ELKO, Nev. (AP) – A judge has ordered opponents of Barrick Gold of North America’s huge gold mine project at a northern Nevada mountain to list Western Shoshone tribal members who have visited the site for religious purposes.
U.S. Magistrate Judge Robert McQuaid Jr. issued the order May1 at the request of Toronto-based Barrick, the world’s biggest gold mining company.
“The alternative is dismissal of plaintiffs’ claims under the Religious Freedoms Restoration Act,” Barrick spokesman Lou Schack told the Elko Daily Free Press.
Western Shoshone and conservationists have sued in an effort to halt the 6,700-acre Cortez Hills project at Mount Tenabo, about 250 miles east of Reno.
Another federal judge refused their request to block the project, but their appeal is pending before the 9th U.S. Circuit Court of Appeals.

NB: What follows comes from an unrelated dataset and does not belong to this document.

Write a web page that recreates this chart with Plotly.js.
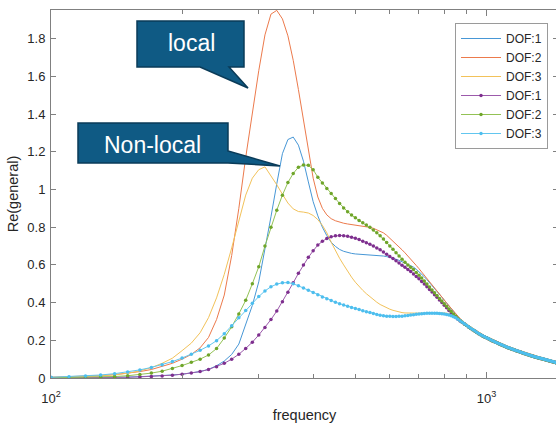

Among other things, the plaintiffs argue the mountain holds religious significance to the Western Shoshone people, and the project violates the religious act.
Barrick sought the names, addresses and phone numbers of every Western Shoshone who ever visited Mount Tenabo for religious purposes.
The company contends few, if any, Western Shoshone visited the site before they learned about the Cortez Hills project.
Lawyer Roger Flynn, who represents the plaintiffs, said the order doesn’t require as extensive a list be given.
Flynn also said even if the tribes give up claims under the religious act, they are still moving ahead with their lawsuit over environmental concerns.
He said the sacred site issue could be pursued under environmental laws and orders without citing the religious act.